The WCC deputy commissioner had denied Rankin’s claim in holding that her fall did not occur in the course of her employment because it happened after she “remained on the premises to perform a purely personal act,” when she played the lottery after she clocked out.

To be compensable, Virginia law requires that an injury by accident must arise out of and in the course of employment. The phrase “arising out of” refers to the origin or cause of the injury while the language “in the course of” relates to the time, place, and circumstances under which the accident occurred.

“[A]n accident occurs in the ‘course of employment’ when it takes place within the period of employment, at a place where the employee may be reasonably expected to be, and while he is reasonably fulfilling the duties of his employment or is doing something that is reasonably incidental thereto,” the commission wrote in quoting a 1969 Virginia Supreme Court case, Brown v. Reed, one of three cases the commission referenced in explaining its latest ruling.

“Employment includes not only the actual doing of the work, but a reasonable margin of time and space necessary to be used in passing to and from the place where the work is to be done,” the state high court wrote in Brown, where it held that the plaintiff’s common law action against another employee was barred by the provisions of the Virginia Workers’ Compensation Act because the accident arose out of and in the course of the employment. Brown was injured when he was struck by another employee’s vehicle as he was walking across the employer’s parking lot to begin his workday. The Supreme Court held that the common law action was barred because both parties were engaging in behavior anticipated by the employer.

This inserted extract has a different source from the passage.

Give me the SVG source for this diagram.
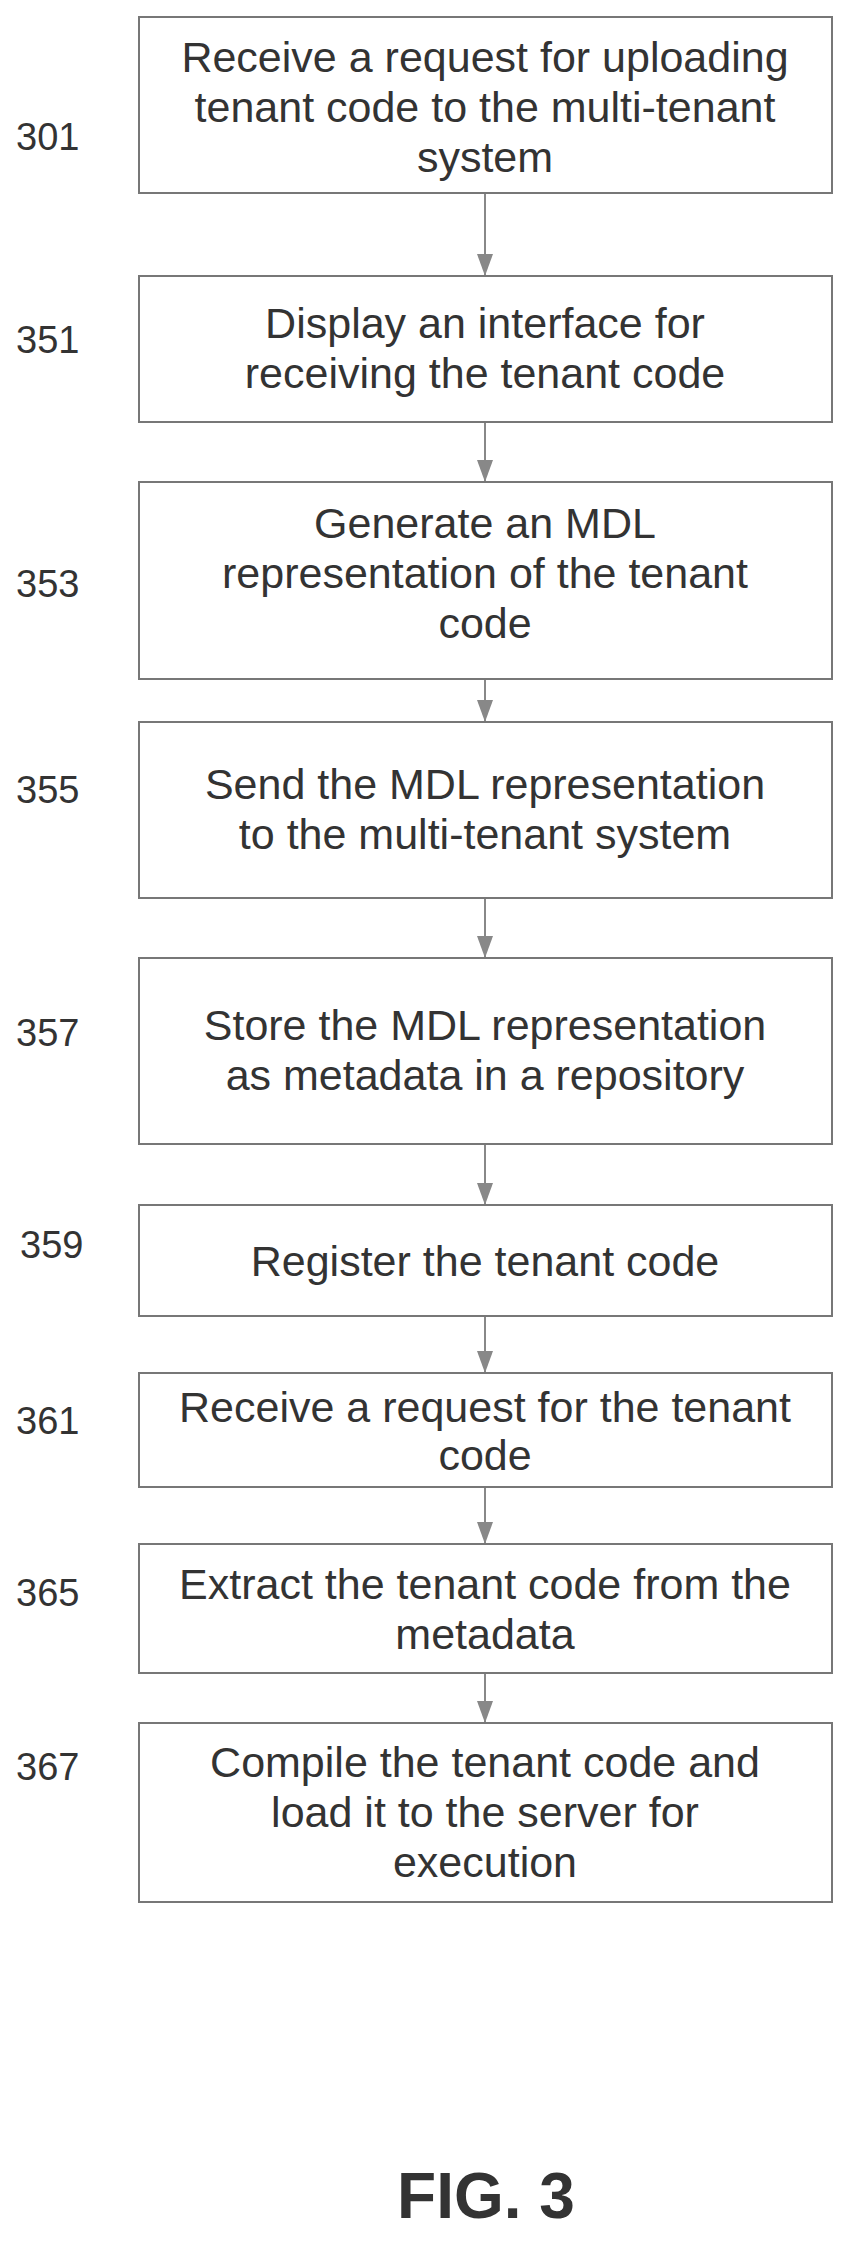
<svg xmlns="http://www.w3.org/2000/svg" width="858" height="2252" viewBox="0 0 858 2252">
<style>
.b{fill:#fff;stroke:#777;stroke-width:2}
.t{font-family:"Liberation Sans",Arial,sans-serif;font-size:43px;fill:#333;text-anchor:middle}
.l{font-family:"Liberation Sans",Arial,sans-serif;font-size:38px;fill:#333}
.c{stroke:#888;stroke-width:2;fill:none;marker-end:url(#a)}
</style>
<defs><marker id="a" markerWidth="22" markerHeight="16" refX="22" refY="8" orient="auto" markerUnits="userSpaceOnUse" viewBox="0 0 22 16"><path d="M0,0 L22,8 L0,16 Z" fill="#888"/></marker></defs>
<rect width="858" height="2252" fill="#fff"/>
<g id="connectors">
<line class="c" x1="485" y1="193" x2="485" y2="276"/>
<line class="c" x1="485" y1="422" x2="485" y2="482"/>
<line class="c" x1="485" y1="679" x2="485" y2="722"/>
<line class="c" x1="485" y1="898" x2="485" y2="958"/>
<line class="c" x1="485" y1="1144" x2="485" y2="1205"/>
<line class="c" x1="485" y1="1316" x2="485" y2="1373"/>
<line class="c" x1="485" y1="1487" x2="485" y2="1544"/>
<line class="c" x1="485" y1="1673" x2="485" y2="1723"/>
</g>
<g id="n301"><rect class="b" x="139" y="17" width="693" height="176"/><text class="l" x="16" y="150">301</text>
<text class="t" x="485" y="72">Receive a request for uploading</text><text class="t" x="485" y="122">tenant code to the multi-tenant</text><text class="t" x="485" y="172">system</text></g>
<g id="n351"><rect class="b" x="139" y="276" width="693" height="146"/><text class="l" x="16" y="353">351</text>
<text class="t" x="485" y="338">Display an interface for</text><text class="t" x="485" y="388">receiving the tenant code</text></g>
<g id="n353"><rect class="b" x="139" y="482" width="693" height="197"/><text class="l" x="16" y="597">353</text>
<text class="t" x="485" y="538">Generate an MDL</text><text class="t" x="485" y="588">representation of the tenant</text><text class="t" x="485" y="638">code</text></g>
<g id="n355"><rect class="b" x="139" y="722" width="693" height="176"/><text class="l" x="16" y="803">355</text>
<text class="t" x="485" y="799">Send the MDL representation</text><text class="t" x="485" y="849">to the multi-tenant system</text></g>
<g id="n357"><rect class="b" x="139" y="958" width="693" height="186"/><text class="l" x="16" y="1046">357</text>
<text class="t" x="485" y="1040">Store the MDL representation</text><text class="t" x="485" y="1090">as metadata in a repository</text></g>
<g id="n359"><rect class="b" x="139" y="1205" width="693" height="111"/><text class="l" x="20" y="1258">359</text>
<text class="t" x="485" y="1276">Register the tenant code</text></g>
<g id="n361"><rect class="b" x="139" y="1373" width="693" height="114"/><text class="l" x="16" y="1434">361</text>
<text class="t" x="485" y="1422">Receive a request for the tenant</text><text class="t" x="485" y="1470">code</text></g>
<g id="n365"><rect class="b" x="139" y="1544" width="693" height="129"/><text class="l" x="16" y="1606">365</text>
<text class="t" x="485" y="1599">Extract the tenant code from the</text><text class="t" x="485" y="1649">metadata</text></g>
<g id="n367"><rect class="b" x="139" y="1723" width="693" height="179"/><text class="l" x="16" y="1780">367</text>
<text class="t" x="485" y="1777">Compile the tenant code and</text><text class="t" x="485" y="1827">load it to the server for</text><text class="t" x="485" y="1877">execution</text></g>
<text x="486" y="2218" style="font-family:'Liberation Sans',Arial,sans-serif;font-size:64px;font-weight:bold;fill:#333" text-anchor="middle">FIG. 3</text>
</svg>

In a second case, Briley v. Farm Fresh, Inc. in 1990, a cake decorator in the Farm Fresh bakery department fell after she had completed her shift while doing some personal shopping in the store. The Supreme Court rejected Briley’s assertion that she should be permitted to maintain her personal injury action against the store and held that her injury was covered by the workers’ compensation act because it occurred in the course of her employment on the employer’s premises. Noting that she made a “relatively brief deviation from a direct departure” from the employer’s premises, the court said it did not recognize a concept of “instantaneous exit” from a place of employment immediately upon termination of work. “An employee has a reasonable time after concluding work to absent herself from the employer’s premises,” the court concluded in citing the earlier Brown case.

In a third case, Lopez-Arias v. Shoppers Food Warehouse/Supervalu, a WCC decision affirmed by the Court of Appeals 2010, the claimant’s accident occurred as she was eating breakfast in an area of the store designated as the public cafeteria, about 15 minutes before the beginning of her work shift. The WCC held the “claimant’s injury arose in the course of her employment, because it occurred on the employer’s premises, and she was engaging in anticipated behavior, which was beneficial to the employer and reasonably incidental to her employment.”

The WCC has now found that Rankin was in a similar situation to Brown, Briley, and Lopez-Arias as her injury occurred on the employer’s premises, and she was engaged in anticipated behavior as she was walking to the restroom at the time of her fall.

The commission said that “merely playing the lottery at her place of employment, prior to using the restroom” was not a “personal frolic” that would take Rankin out of the course of her employment. “The claimant fell as she walked to the restroom on the premises, before her departure from work, and she remained in the course of her employment,” the WCC concluded in overturning the denial and awarding benefits.